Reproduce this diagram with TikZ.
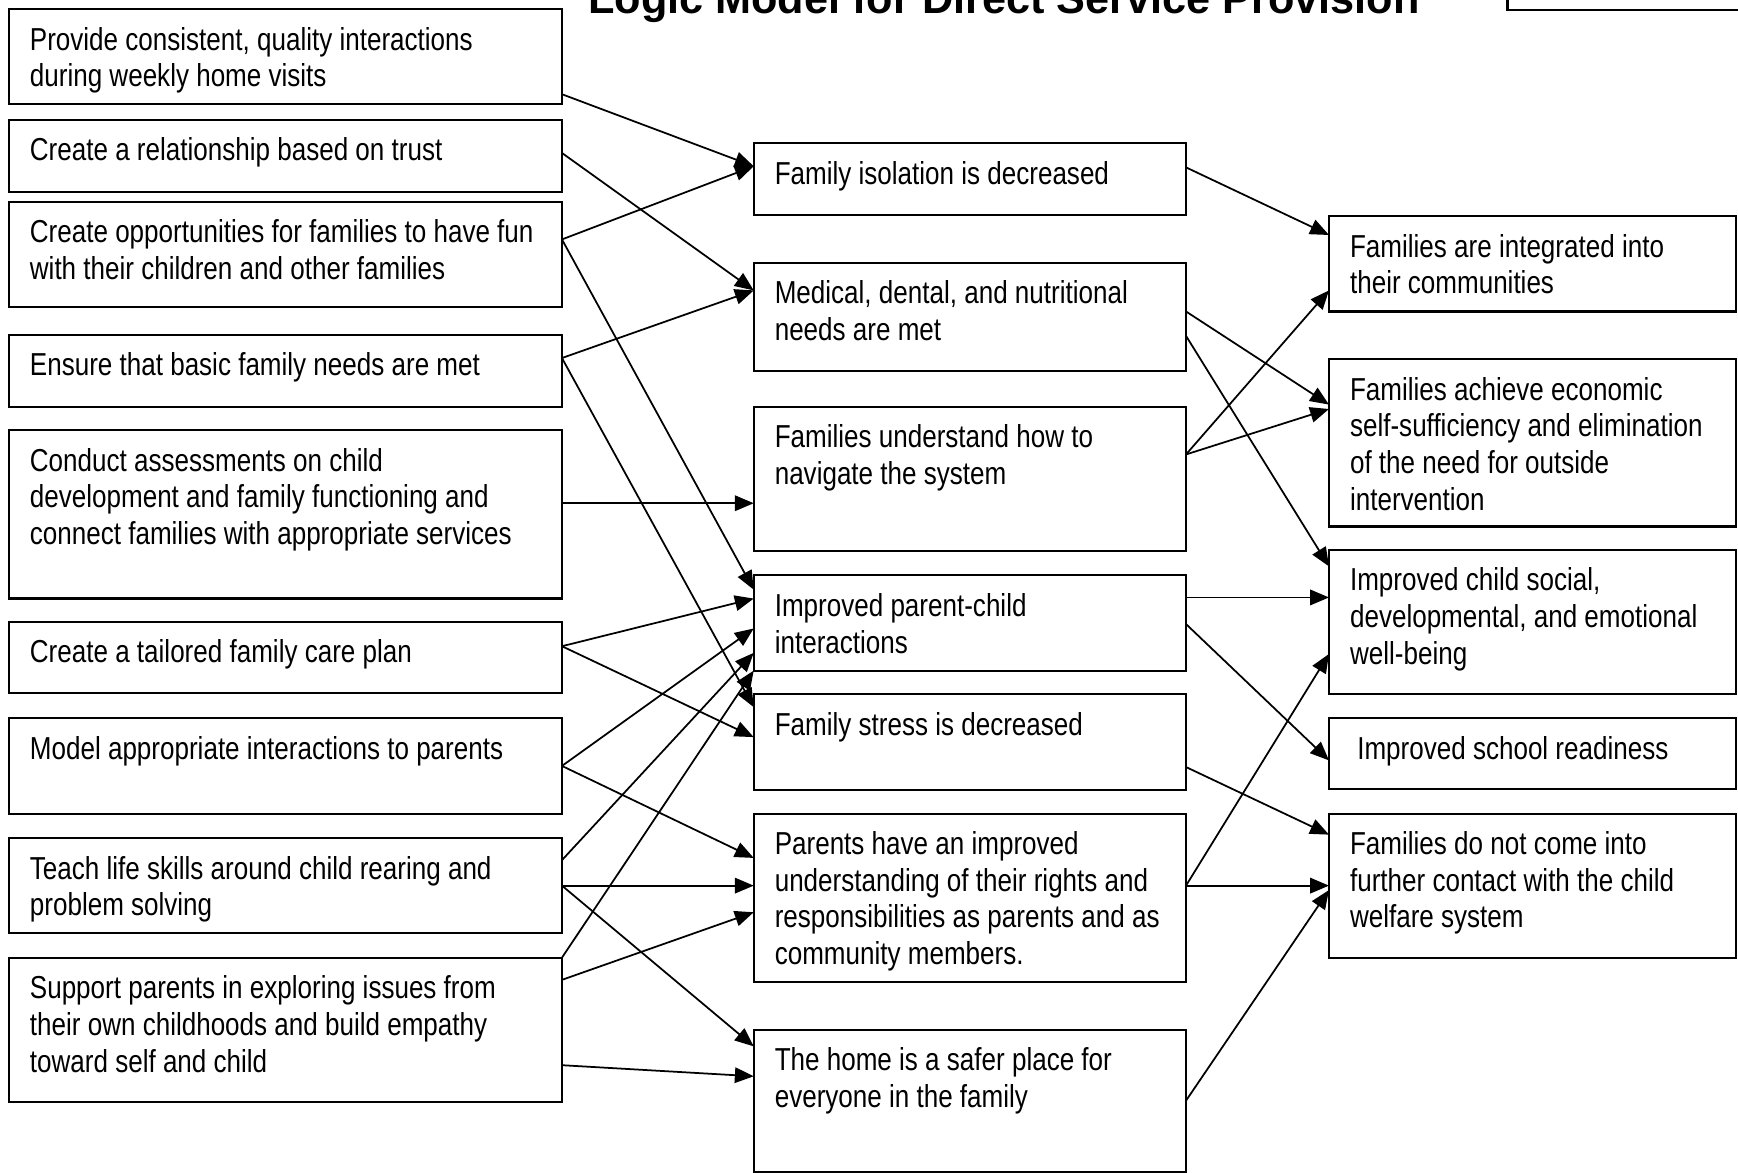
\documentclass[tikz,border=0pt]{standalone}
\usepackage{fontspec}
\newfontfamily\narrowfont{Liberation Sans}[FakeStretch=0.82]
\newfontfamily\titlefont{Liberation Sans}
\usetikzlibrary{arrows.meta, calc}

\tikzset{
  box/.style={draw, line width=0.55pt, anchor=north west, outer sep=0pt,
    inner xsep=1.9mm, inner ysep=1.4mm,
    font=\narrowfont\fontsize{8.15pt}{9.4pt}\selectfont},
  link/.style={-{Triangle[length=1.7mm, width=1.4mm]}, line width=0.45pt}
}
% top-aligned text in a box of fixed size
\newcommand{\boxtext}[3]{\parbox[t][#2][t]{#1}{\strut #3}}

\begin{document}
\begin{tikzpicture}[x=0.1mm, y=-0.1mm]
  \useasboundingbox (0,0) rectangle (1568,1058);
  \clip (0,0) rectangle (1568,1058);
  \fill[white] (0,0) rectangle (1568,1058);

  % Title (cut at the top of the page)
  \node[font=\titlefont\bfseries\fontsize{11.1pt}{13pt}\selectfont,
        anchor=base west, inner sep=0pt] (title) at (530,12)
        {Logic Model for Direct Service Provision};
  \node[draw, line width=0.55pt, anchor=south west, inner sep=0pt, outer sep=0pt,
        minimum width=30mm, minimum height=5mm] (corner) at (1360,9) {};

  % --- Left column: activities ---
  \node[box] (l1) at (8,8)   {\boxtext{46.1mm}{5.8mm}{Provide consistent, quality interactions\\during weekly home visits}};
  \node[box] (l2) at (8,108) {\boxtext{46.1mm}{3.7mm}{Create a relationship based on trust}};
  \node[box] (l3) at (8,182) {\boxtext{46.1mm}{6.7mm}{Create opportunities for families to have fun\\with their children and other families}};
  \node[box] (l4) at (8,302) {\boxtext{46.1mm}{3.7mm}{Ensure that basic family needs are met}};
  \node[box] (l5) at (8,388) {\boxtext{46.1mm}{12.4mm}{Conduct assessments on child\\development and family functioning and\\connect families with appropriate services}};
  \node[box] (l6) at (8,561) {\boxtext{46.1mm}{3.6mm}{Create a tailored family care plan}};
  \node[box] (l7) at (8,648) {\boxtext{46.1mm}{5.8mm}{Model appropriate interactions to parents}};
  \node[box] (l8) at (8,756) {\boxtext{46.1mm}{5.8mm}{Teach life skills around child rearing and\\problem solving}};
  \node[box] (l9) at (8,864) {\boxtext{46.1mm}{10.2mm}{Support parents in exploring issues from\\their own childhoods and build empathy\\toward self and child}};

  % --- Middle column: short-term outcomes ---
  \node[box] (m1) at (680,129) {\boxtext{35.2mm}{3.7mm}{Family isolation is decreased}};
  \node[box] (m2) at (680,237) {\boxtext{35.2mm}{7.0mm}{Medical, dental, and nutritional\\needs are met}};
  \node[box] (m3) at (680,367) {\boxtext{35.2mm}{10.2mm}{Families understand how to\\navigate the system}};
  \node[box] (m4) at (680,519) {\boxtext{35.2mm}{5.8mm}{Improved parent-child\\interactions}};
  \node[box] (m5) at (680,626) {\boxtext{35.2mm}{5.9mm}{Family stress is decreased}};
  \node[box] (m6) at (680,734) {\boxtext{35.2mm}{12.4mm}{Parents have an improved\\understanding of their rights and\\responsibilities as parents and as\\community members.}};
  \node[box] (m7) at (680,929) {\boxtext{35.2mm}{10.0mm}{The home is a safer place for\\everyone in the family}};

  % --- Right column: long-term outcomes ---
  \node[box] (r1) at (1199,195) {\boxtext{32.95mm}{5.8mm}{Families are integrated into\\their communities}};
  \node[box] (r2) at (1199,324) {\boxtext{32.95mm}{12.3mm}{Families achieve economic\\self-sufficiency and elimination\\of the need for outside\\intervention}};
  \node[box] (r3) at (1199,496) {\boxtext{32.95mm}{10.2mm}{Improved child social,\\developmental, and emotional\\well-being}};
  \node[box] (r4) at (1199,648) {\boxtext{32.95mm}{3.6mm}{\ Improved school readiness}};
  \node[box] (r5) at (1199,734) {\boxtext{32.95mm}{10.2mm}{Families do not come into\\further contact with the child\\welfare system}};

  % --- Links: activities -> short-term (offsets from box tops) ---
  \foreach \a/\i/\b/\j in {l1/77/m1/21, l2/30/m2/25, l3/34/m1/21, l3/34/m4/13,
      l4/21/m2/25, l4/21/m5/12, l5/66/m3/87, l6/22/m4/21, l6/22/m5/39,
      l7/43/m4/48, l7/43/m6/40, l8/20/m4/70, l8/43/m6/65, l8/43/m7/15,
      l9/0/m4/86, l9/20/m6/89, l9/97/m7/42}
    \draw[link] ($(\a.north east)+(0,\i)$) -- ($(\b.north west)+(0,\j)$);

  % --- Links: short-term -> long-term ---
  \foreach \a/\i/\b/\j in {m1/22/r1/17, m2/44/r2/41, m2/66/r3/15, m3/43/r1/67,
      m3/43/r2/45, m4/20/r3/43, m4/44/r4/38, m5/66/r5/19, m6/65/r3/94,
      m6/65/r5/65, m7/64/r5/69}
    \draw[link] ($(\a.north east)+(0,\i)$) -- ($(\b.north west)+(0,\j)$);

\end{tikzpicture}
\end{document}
+++++
# [Objective]
Quote the listing above in full, except for the pictures.

# [Result of this task]
Reproduce this diagram with TikZ.
\documentclass[tikz,border=0pt]{standalone}
\usepackage{fontspec}
\newfontfamily\narrowfont{Liberation Sans}[FakeStretch=0.82]
\newfontfamily\titlefont{Liberation Sans}
\usetikzlibrary{arrows.meta, calc}

\tikzset{
  box/.style={draw, line width=0.55pt, anchor=north west, outer sep=0pt,
    inner xsep=1.9mm, inner ysep=1.4mm,
    font=\narrowfont\fontsize{8.15pt}{9.4pt}\selectfont},
  link/.style={-{Triangle[length=1.7mm, width=1.4mm]}, line width=0.45pt}
}
% top-aligned text in a box of fixed size
\newcommand{\boxtext}[3]{\parbox[t][#2][t]{#1}{\strut #3}}

\begin{document}
\begin{tikzpicture}[x=0.1mm, y=-0.1mm]
  \useasboundingbox (0,0) rectangle (1568,1058);
  \clip (0,0) rectangle (1568,1058);
  \fill[white] (0,0) rectangle (1568,1058);

  % Title (cut at the top of the page)
  \node[font=\titlefont\bfseries\fontsize{11.1pt}{13pt}\selectfont,
        anchor=base west, inner sep=0pt] (title) at (530,12)
        {Logic Model for Direct Service Provision};
  \node[draw, line width=0.55pt, anchor=south west, inner sep=0pt, outer sep=0pt,
        minimum width=30mm, minimum height=5mm] (corner) at (1360,9) {};

  % --- Left column: activities ---
  \node[box] (l1) at (8,8)   {\boxtext{46.1mm}{5.8mm}{Provide consistent, quality interactions\\during weekly home visits}};
  \node[box] (l2) at (8,108) {\boxtext{46.1mm}{3.7mm}{Create a relationship based on trust}};
  \node[box] (l3) at (8,182) {\boxtext{46.1mm}{6.7mm}{Create opportunities for families to have fun\\with their children and other families}};
  \node[box] (l4) at (8,302) {\boxtext{46.1mm}{3.7mm}{Ensure that basic family needs are met}};
  \node[box] (l5) at (8,388) {\boxtext{46.1mm}{12.4mm}{Conduct assessments on child\\development and family functioning and\\connect families with appropriate services}};
  \node[box] (l6) at (8,561) {\boxtext{46.1mm}{3.6mm}{Create a tailored family care plan}};
  \node[box] (l7) at (8,648) {\boxtext{46.1mm}{5.8mm}{Model appropriate interactions to parents}};
  \node[box] (l8) at (8,756) {\boxtext{46.1mm}{5.8mm}{Teach life skills around child rearing and\\problem solving}};
  \node[box] (l9) at (8,864) {\boxtext{46.1mm}{10.2mm}{Support parents in exploring issues from\\their own childhoods and build empathy\\toward self and child}};

  % --- Middle column: short-term outcomes ---
  \node[box] (m1) at (680,129) {\boxtext{35.2mm}{3.7mm}{Family isolation is decreased}};
  \node[box] (m2) at (680,237) {\boxtext{35.2mm}{7.0mm}{Medical, dental, and nutritional\\needs are met}};
  \node[box] (m3) at (680,367) {\boxtext{35.2mm}{10.2mm}{Families understand how to\\navigate the system}};
  \node[box] (m4) at (680,519) {\boxtext{35.2mm}{5.8mm}{Improved parent-child\\interactions}};
  \node[box] (m5) at (680,626) {\boxtext{35.2mm}{5.9mm}{Family stress is decreased}};
  \node[box] (m6) at (680,734) {\boxtext{35.2mm}{12.4mm}{Parents have an improved\\understanding of their rights and\\responsibilities as parents and as\\community members.}};
  \node[box] (m7) at (680,929) {\boxtext{35.2mm}{10.0mm}{The home is a safer place for\\everyone in the family}};

  % --- Right column: long-term outcomes ---
  \node[box] (r1) at (1199,195) {\boxtext{32.95mm}{5.8mm}{Families are integrated into\\their communities}};
  \node[box] (r2) at (1199,324) {\boxtext{32.95mm}{12.3mm}{Families achieve economic\\self-sufficiency and elimination\\of the need for outside\\intervention}};
  \node[box] (r3) at (1199,496) {\boxtext{32.95mm}{10.2mm}{Improved child social,\\developmental, and emotional\\well-being}};
  \node[box] (r4) at (1199,648) {\boxtext{32.95mm}{3.6mm}{\ Improved school readiness}};
  \node[box] (r5) at (1199,734) {\boxtext{32.95mm}{10.2mm}{Families do not come into\\further contact with the child\\welfare system}};

  % --- Links: activities -> short-term (offsets from box tops) ---
  \foreach \a/\i/\b/\j in {l1/77/m1/21, l2/30/m2/25, l3/34/m1/21, l3/34/m4/13,
      l4/21/m2/25, l4/21/m5/12, l5/66/m3/87, l6/22/m4/21, l6/22/m5/39,
      l7/43/m4/48, l7/43/m6/40, l8/20/m4/70, l8/43/m6/65, l8/43/m7/15,
      l9/0/m4/86, l9/20/m6/89, l9/97/m7/42}
    \draw[link] ($(\a.north east)+(0,\i)$) -- ($(\b.north west)+(0,\j)$);

  % --- Links: short-term -> long-term ---
  \foreach \a/\i/\b/\j in {m1/22/r1/17, m2/44/r2/41, m2/66/r3/15, m3/43/r1/67,
      m3/43/r2/45, m4/20/r3/43, m4/44/r4/38, m5/66/r5/19, m6/65/r3/94,
      m6/65/r5/65, m7/64/r5/69}
    \draw[link] ($(\a.north east)+(0,\i)$) -- ($(\b.north west)+(0,\j)$);

\end{tikzpicture}
\end{document}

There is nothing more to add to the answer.